GIVEN ENTRIES ::
□ □ □ □
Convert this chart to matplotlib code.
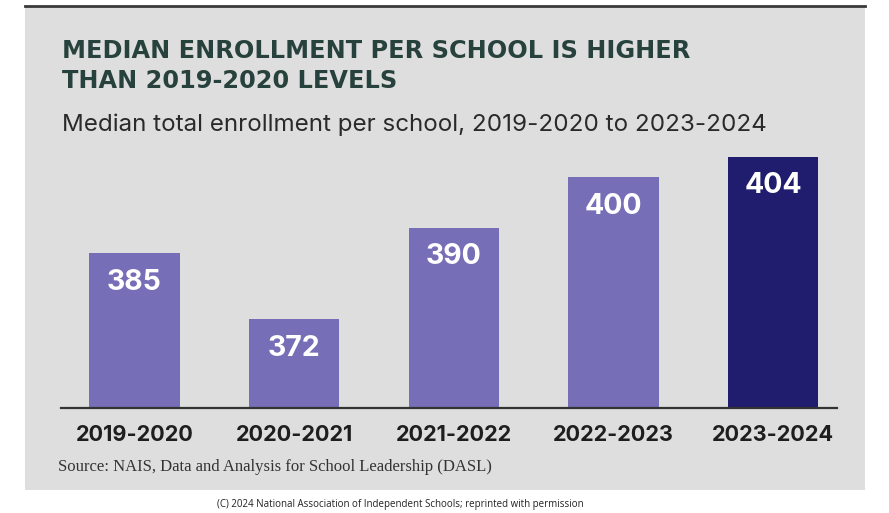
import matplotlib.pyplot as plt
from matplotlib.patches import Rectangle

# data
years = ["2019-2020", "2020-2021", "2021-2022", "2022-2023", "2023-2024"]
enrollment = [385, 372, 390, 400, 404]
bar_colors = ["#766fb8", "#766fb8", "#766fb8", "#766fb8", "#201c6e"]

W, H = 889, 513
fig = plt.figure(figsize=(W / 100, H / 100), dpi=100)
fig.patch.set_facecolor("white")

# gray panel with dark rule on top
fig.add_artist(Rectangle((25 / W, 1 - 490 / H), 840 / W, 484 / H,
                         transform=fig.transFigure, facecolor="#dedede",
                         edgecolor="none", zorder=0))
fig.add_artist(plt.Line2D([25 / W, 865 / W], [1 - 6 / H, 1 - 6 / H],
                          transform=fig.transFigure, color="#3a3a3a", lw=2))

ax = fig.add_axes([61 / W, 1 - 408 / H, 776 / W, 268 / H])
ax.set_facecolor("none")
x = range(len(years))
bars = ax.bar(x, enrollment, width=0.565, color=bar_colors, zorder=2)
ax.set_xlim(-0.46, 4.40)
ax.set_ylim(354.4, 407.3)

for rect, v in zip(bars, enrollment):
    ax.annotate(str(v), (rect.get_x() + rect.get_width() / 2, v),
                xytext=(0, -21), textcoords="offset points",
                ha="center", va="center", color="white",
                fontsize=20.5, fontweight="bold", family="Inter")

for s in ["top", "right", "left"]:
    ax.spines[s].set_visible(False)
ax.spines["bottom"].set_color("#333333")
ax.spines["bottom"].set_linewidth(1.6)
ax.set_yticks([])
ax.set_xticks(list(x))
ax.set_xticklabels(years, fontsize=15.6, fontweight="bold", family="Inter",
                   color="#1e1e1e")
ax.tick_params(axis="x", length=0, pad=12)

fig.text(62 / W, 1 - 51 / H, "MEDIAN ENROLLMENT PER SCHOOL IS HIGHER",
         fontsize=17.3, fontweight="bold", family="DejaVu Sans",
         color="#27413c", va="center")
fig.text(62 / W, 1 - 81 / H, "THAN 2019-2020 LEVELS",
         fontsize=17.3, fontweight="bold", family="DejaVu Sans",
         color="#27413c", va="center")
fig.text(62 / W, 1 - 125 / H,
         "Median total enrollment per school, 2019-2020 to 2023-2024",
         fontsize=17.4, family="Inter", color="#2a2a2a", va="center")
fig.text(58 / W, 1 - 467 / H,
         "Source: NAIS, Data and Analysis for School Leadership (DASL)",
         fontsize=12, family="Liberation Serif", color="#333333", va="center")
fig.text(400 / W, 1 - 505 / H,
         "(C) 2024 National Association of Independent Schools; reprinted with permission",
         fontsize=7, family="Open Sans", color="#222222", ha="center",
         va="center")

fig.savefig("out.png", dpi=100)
□ □ □ □
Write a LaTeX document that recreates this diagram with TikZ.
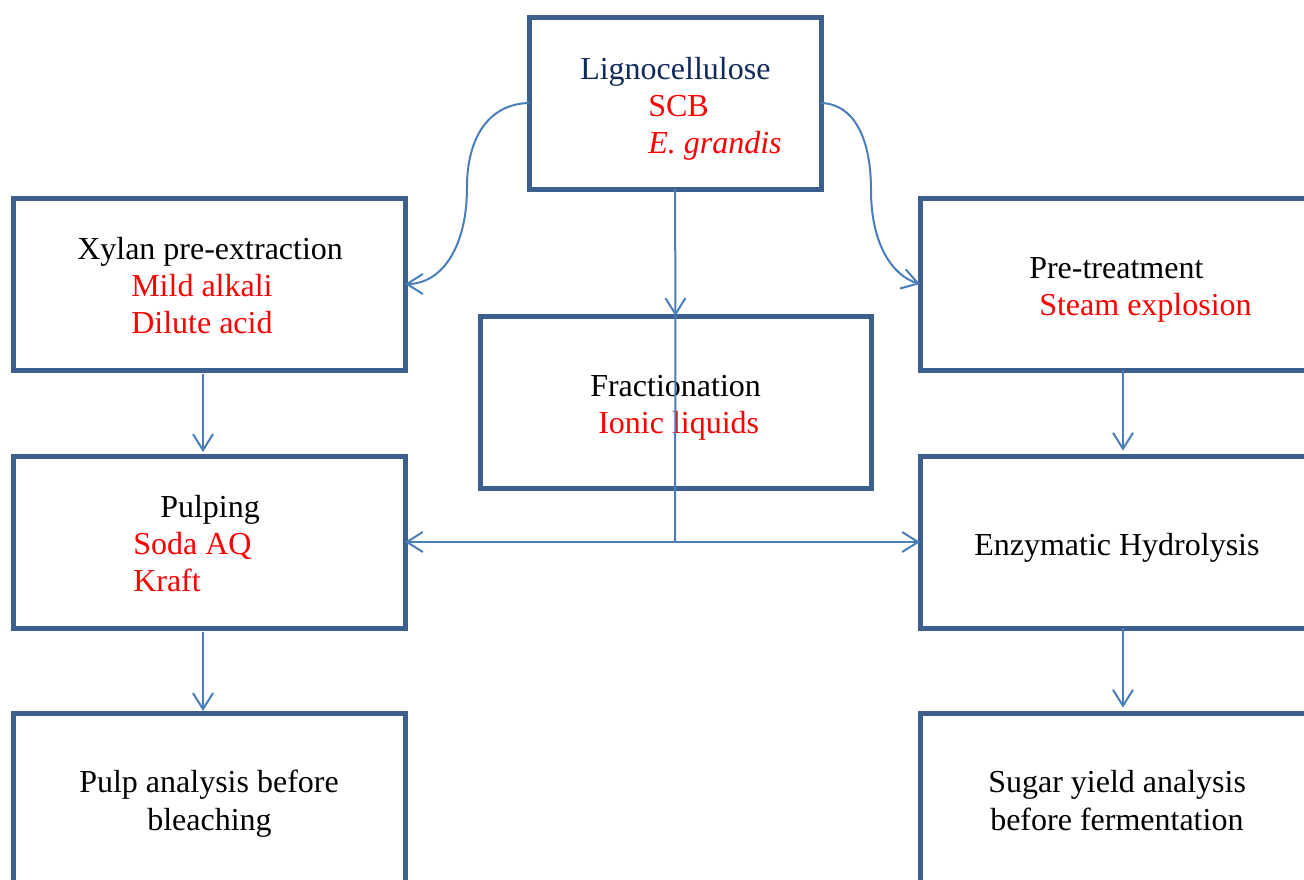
□ □ □ □
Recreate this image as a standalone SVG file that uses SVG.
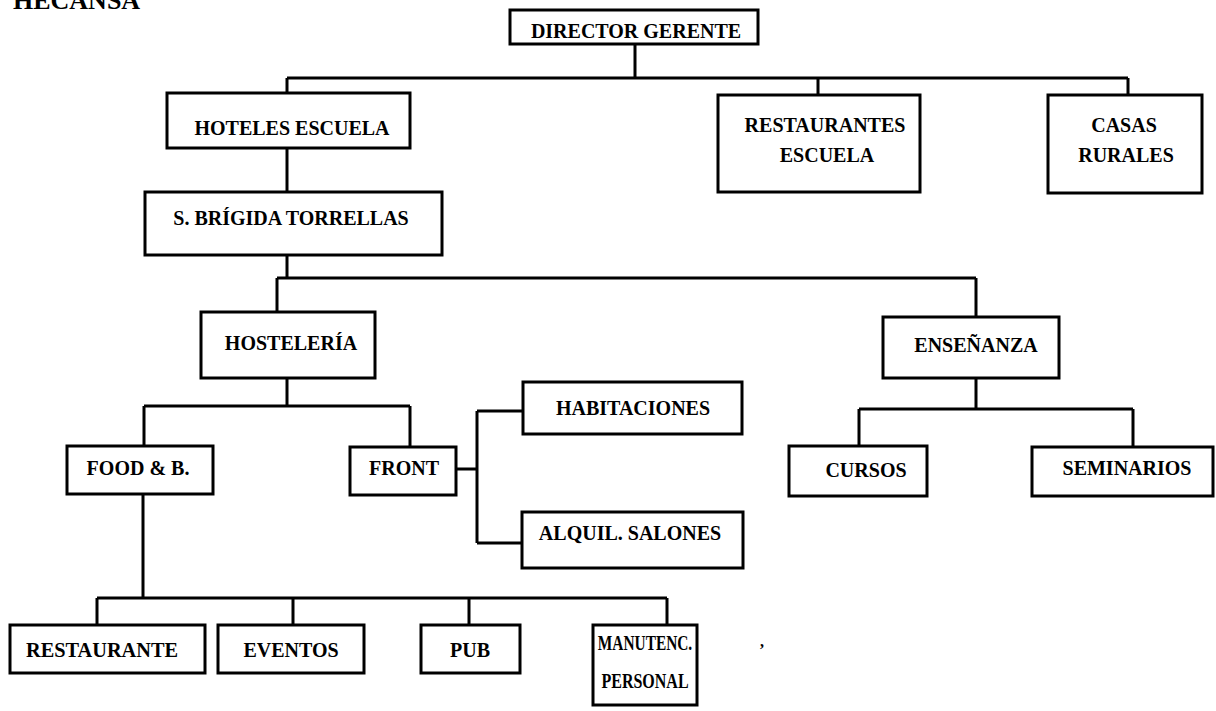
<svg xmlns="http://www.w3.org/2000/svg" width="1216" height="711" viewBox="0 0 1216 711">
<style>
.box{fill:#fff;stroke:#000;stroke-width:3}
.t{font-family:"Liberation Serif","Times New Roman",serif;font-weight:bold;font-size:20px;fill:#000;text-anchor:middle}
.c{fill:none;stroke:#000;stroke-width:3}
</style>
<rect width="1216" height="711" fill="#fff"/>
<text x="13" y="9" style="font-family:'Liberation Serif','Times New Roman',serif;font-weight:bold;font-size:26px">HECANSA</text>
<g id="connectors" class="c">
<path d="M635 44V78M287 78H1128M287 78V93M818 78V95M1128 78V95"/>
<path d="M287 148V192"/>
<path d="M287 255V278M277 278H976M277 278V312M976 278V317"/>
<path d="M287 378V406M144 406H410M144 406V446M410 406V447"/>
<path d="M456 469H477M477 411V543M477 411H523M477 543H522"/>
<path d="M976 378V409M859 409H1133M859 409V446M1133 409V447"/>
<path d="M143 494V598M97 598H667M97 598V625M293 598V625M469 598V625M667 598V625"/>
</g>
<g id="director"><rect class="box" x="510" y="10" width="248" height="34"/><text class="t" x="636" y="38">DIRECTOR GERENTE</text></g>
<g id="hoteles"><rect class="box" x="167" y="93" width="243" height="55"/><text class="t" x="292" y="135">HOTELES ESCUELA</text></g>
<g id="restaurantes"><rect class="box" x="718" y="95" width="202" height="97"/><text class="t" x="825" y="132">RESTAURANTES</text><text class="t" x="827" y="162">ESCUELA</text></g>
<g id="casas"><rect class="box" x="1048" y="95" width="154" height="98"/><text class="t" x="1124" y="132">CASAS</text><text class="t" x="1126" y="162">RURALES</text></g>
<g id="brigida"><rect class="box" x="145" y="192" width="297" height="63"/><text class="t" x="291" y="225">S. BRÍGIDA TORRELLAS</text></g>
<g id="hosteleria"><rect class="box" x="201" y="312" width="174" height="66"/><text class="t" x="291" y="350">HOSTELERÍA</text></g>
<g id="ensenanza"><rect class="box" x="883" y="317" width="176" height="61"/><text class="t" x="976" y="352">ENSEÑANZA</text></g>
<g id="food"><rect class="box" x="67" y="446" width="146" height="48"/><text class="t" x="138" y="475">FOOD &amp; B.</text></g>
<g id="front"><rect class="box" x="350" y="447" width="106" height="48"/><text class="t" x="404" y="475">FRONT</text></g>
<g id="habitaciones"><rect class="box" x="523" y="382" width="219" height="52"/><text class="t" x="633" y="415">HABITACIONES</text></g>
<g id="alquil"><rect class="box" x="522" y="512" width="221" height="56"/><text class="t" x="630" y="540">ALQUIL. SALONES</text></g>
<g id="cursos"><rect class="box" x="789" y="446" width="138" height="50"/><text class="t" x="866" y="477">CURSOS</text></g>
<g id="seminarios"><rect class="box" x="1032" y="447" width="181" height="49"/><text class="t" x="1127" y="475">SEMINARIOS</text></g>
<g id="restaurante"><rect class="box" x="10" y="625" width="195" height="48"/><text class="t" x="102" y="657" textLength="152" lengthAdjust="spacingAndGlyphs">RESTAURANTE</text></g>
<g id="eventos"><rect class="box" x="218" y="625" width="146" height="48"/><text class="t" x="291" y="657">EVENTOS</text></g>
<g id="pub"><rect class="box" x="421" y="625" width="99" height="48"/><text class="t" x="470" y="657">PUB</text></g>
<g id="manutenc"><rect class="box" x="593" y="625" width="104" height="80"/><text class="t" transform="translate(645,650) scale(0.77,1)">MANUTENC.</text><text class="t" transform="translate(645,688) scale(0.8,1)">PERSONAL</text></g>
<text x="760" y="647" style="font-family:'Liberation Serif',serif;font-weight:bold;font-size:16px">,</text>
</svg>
□ □ □ □
Drop the images and output only the lines from the one that contains "Convert this chart to matplotlib code." to the one that contains "from matplotlib.patches import Rectangle", both included.

Convert this chart to matplotlib code.
import matplotlib.pyplot as plt
from matplotlib.patches import Rectangle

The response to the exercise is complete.